Hathaway’s legacy has outgrown his success in life, though, and vindicated his talent. R&B and pop performers as different as Stevie Wonder and Justin Timberlake have praised him, and seemingly every year, new covers of his Christmas standard “This Christmas” emerge (it’s been recorded by the likes of Aretha Franklin, Christina Aguilera, Mary J. Blige, and Destiny’s Child—and in 2015, Seal and Train).
But Lordi doesn’t care to perpetuate the posthumous image of Hathaway as a sort of soul-music Van Gogh. In Donny Hathaway Live she stresses the intimate political and social connections he tried to create with his audiences, challenging the idea of Hathaway as a sort of tortured, idiosyncratic loner. Lordi probably couldn’t have avoided biography while writing about a man who’s never before been the subject of a nonfiction book, but her concerns tend more toward the religious and communitarian power of soul: “Insofar as soul music unmoored a spiritual experience of community from institutionalized religion,” she writes, “it allowed people to make their own church in a secular space.” Her detailed, friendly conversation with Betts touched on topics such as black masculinity, the ties between soul music and racial liberation, and the underrecognized experimentalism of soul singers.
The tone of Lordi and Betts’s discussion—and of the prose in Donny Hathaway Live—contrasts starkly with the tone-deaf academic-ese that has recently seemed to plague the 33 1/3 series. The book on My Beautiful Dark Twisted Fantasy reads like a paint-by-numbers set of glorified Genius annotations mixed with undergraduate-level sad-boy fearmongering about social media. Donny Hathaway Live does a much better job combining the academic, the journalistic, and the personal—in its approach it’s more like a less solipsistic version of Carl Wilson’s 33 1/3 entry on Celine Dion, Let’s Talk About Love: A Journey to the End of Taste. Wilson talks about his marriage, flagellates himself for being a snobbish music critic, and helps codify “poptimism”—in the process helping me feel vindicated for thinking “My Heart Will Go On” is kind of a total banger.

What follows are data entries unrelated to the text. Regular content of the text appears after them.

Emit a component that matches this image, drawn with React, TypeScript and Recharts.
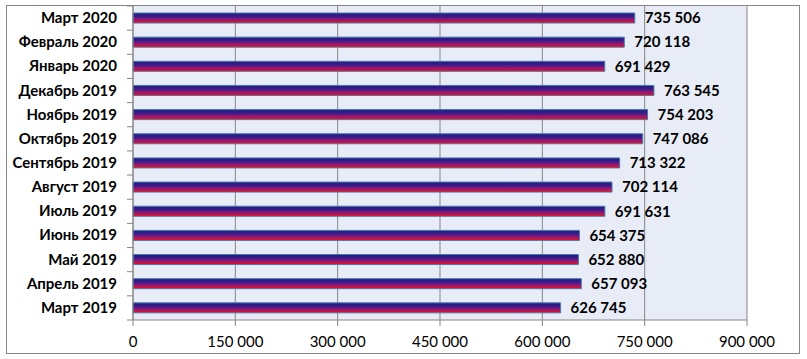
import React from "react";
import { BarChart, Bar, XAxis, YAxis, CartesianGrid, LabelList } from "recharts";

const months = [
  "Март 2020",
  "Февраль 2020",
  "Январь 2020",
  "Декабрь 2019",
  "Ноябрь 2019",
  "Октябрь 2019",
  "Сентябрь 2019",
  "Август 2019",
  "Июль 2019",
  "Июнь 2019",
  "Май 2019",
  "Апрель 2019",
  "Март 2019",
];
const values = [735506, 720118, 691429, 763545, 754203, 747086, 713322, 702114, 691631, 654375, 652880, 657093, 626745];
const xTicks = [0, 150000, 300000, 450000, 600000, 750000, 900000];

const data = months.map((m, i) => ({ month: m, value: values[i] }));

const fmt = (v: number) => String(Math.round(v)).replace(/\B(?=(\d{3})+(?!\d))/g, " ");

const W = 807;
const H = 359;
const TOP = 6;
const X_AXIS_H = 39;
const bandH = (H - TOP - X_AXIS_H) / months.length;

const FONT = "Lato, 'Open Sans', sans-serif";
const AXIS = "#868686";

// category label + tick marks at the band boundaries (Excel style)
const CategoryTick = (props: any) => {
  const { x, y, payload, index } = props;
  return (
    <g>
      <text x={x - 16} y={y} dy={5} textAnchor="end" fontFamily={FONT} fontWeight={700} fontSize={15} fill="#000">
        {payload.value}
      </text>
      {index === 0 && <line x1={x - 6} x2={x} y1={y - bandH / 2} y2={y - bandH / 2} stroke={AXIS} />}
      <line x1={x - 6} x2={x} y1={y + bandH / 2} y2={y + bandH / 2} stroke={AXIS} />
    </g>
  );
};

export default function App() {
  return (
    <div style={{ position: "absolute", left: 0, top: 0, width: W, height: H, background: "#fff" }}>
      <div
        style={{
          position: "absolute",
          left: 6,
          top: 5,
          width: 794,
          height: 349,
          border: `1px solid ${AXIS}`,
          boxSizing: "border-box",
        }}
      />
      <BarChart
        width={W}
        height={H}
        data={data}
        layout="vertical"
        margin={{ top: TOP, right: 60, left: 0, bottom: 0 }}
        barCategoryGap={0}
        style={{ position: "absolute", left: 0, top: 0 }}
      >
        <defs>
          <linearGradient id="barGrad" x1="0" y1="0" x2="0" y2="1">
            <stop offset="0%" stopColor="#1c1c86" />
            <stop offset="35%" stopColor="#3a1c88" />
            <stop offset="65%" stopColor="#8a1a7a" />
            <stop offset="85%" stopColor="#d0103a" />
            <stop offset="100%" stopColor="#ff0000" />
          </linearGradient>
        </defs>
        <CartesianGrid horizontal={false} stroke={AXIS} fill="#e8ecf6" fillOpacity={1} />
        <XAxis
          type="number"
          domain={[0, 900000]}
          ticks={xTicks}
          tickFormatter={fmt}
          height={X_AXIS_H}
          stroke={AXIS}
          tickSize={6}
          tick={{ fontFamily: FONT, fontSize: 15, fill: "#000" }}
          tickMargin={10}
          interval={0}
        />
        <YAxis
          type="category"
          dataKey="month"
          width={133}
          stroke={AXIS}
          tickLine={false}
          tickSize={0}
          tickMargin={0}
          tick={<CategoryTick />}
          interval={0}
        />
        <Bar dataKey="value" fill="url(#barGrad)" stroke="#4a78a8" strokeWidth={1} barSize={10} isAnimationActive={false}>
          <LabelList
            dataKey="value"
            position="right"
            offset={10}
            formatter={(v: any) => fmt(Number(v))}
            style={{ fontFamily: FONT, fontWeight: 700, fontSize: 15, fill: "#000" }}
          />
        </Bar>
      </BarChart>
    </div>
  );
}
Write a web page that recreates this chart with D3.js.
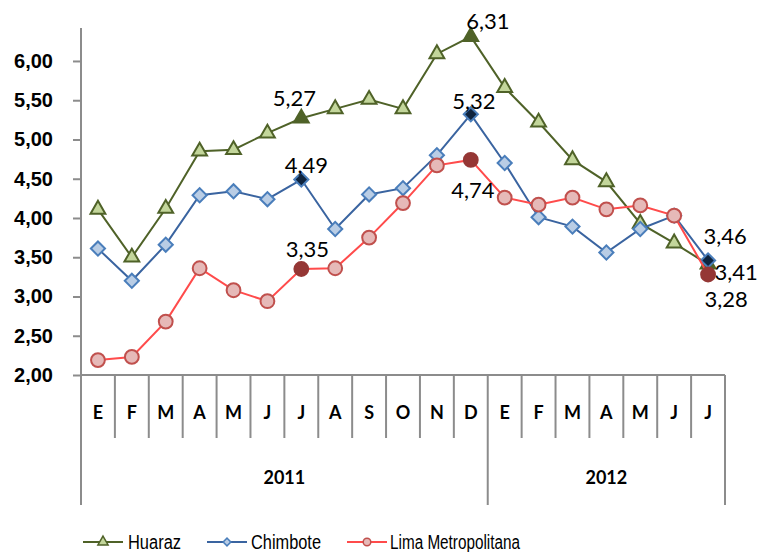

Lordi doesn’t do anything quite so attention-grabbing here, but she does something just as important—by avoiding the “great black artist” myth, she humanizes Hathaway without fetishizing him or treating his music as sociology with a rhythm. She also recognizes the importance of the people who took part more tangentially in Hathaway’s music, whether the session musicians, the audience, or his wife, Eulalah, who was a singer herself. Before performances Hathaway used to call Eulalah, Lordi said, and get her advice about how exactly to sing certain songs or notes.
The importance of collective emotion and experience in Donny Hathaway Live lends the book much of its resonance. Music criticism tends to treat the communal spirit of soul and R&B as something that an individual artist must transcend or escape in order to accomplish anything truly innovative—modern examples include Janelle Monae’s conceptually expansive Archandroid or the self-conscious genre fusions of Frank Ocean or Miguel.
Donny Hathaway Live asserts Hathaway’s value not as a “star” or “personality” but rather as a conduit through which music could flow to his bandmates and the audience. He was against the business of star making, she said, and when you listen to the Hathaway Live album, it’s a joy to hear him talk not just to his audience but also to the other players onstage. To Lordi, Hathaway’s soul is daring not because it rises above, but because of how thoroughly it comes together with—it’s no wonder that his live albums are where the story’s at.
As Lordi offered her sermon on a complicated man who lived for music and the people who love it, adherents of Hathaway’s gospel could find a new way to listen. After the talk, almost the entire audience stuck around to chat with Lordi, Betts, or both—and eventually ended up talking to one another. Lovers of music and words, professional and amateur, had come together to appreciate a man who valued the same kind of comfort and intimacy that the event created. Nadine McKinnor, cowriter of “This Christmas,” was in attendance, though she didn’t tell anybody who she was until after the talk. She’d been sitting quietly, listening to Lordi and Betts discuss the song she’d written with Hathaway almost 50 years ago.